To prevent such intrusion, data encryption methods are used to protect information during transmission from one end point to another. Encryption scrambles the data to make it unintelligible during transmission. In encryption systems, plain data is converted to a secure coded data (cipher text) using an encryption method or algorithm with a secret key. A secret key is known only to the sender and the recipient. The recipient at the intended destination can decrypt the data by using the previously agreed secret key and the reverse of the encryption algorithm.
Data, such as binary data, text data and other forms of data which does not need to be delivered at a given rate, is encrypted in known cryptography systems in blocks of data. The data is broken into blocks of data. The blocks can be formed of a plurality of bytes of data and may be of varying length. Each block is encrypted according to an encryption algorithm on a block by block basis. The decryption of the data is then carried out in a similar block by block manner.
When dealing with streams of data where the data is time dependent as opposed to blocks of text or binary data, block encryption is no longer appropriate or indeed possible. Streams of data include multi-media streams of voice, video, sensor data, and other types of data. This technology is applicable to pervasive computing, media streams, Internet music and video, command and control situations etc.

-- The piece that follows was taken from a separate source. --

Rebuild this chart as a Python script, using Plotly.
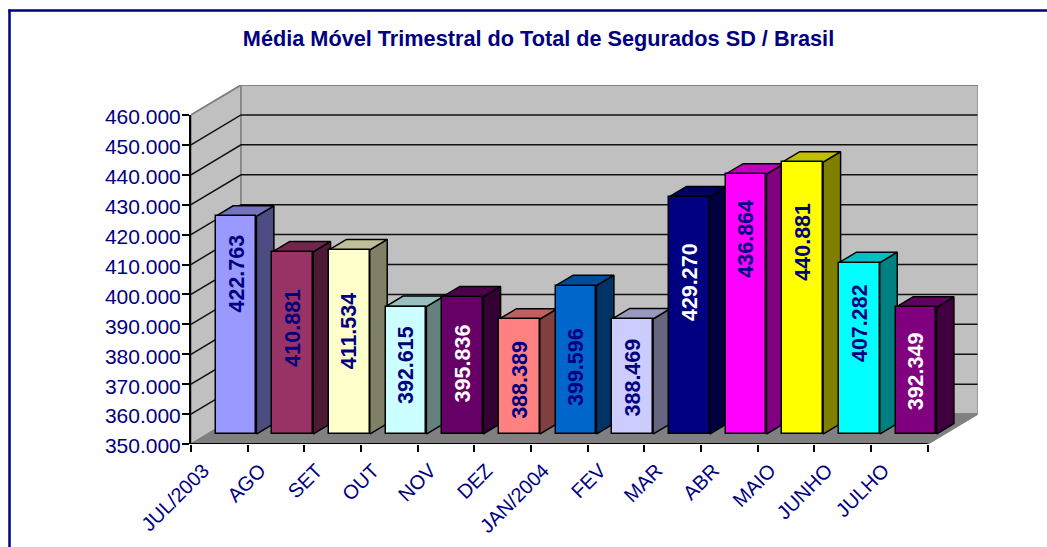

Streams may have a real time or data rate dependency, or may be sporadic and intermittent. Streams deliver data a byte at a time and may even have bytes skipped. Therefore, the bytes cannot be collected into blocks for encryption before delivery to the intended destination, as this will destroy the delivery rate and flow of the stream of data. For example, a stream of data may be communicated from a control environment in the form of one byte per week, a problem arises if the bytes must be collected into blocks before being communicated.
Current solutions buffer the data and encode the data using block ciphers. This can cause problems with real time or sparse streams. Encryption using Chaotic Equations can be carried out on a byte by byte basis.
Present technology for symmetrical encryption has lower security due to the use of a single algorithm for encryption which has the risk of being broken by brute force. The security can be increased by changing between more than one encryption algorithm. The frequency and time of each change of algorithm must be communicated between the sender and the recipient. The new algorithm to be used must not be determinable from the previous algorithm.
The security of an encrypted data flow can be increased by dynamically changing the encryption algorithm at each end of a secure link simultaneously, without requiring an exchange of information. The dynamic change could occur many times during a data transfer, so that to an external observer at any given instant they would not be able to determine which algorithm is used to encrypt the section of data.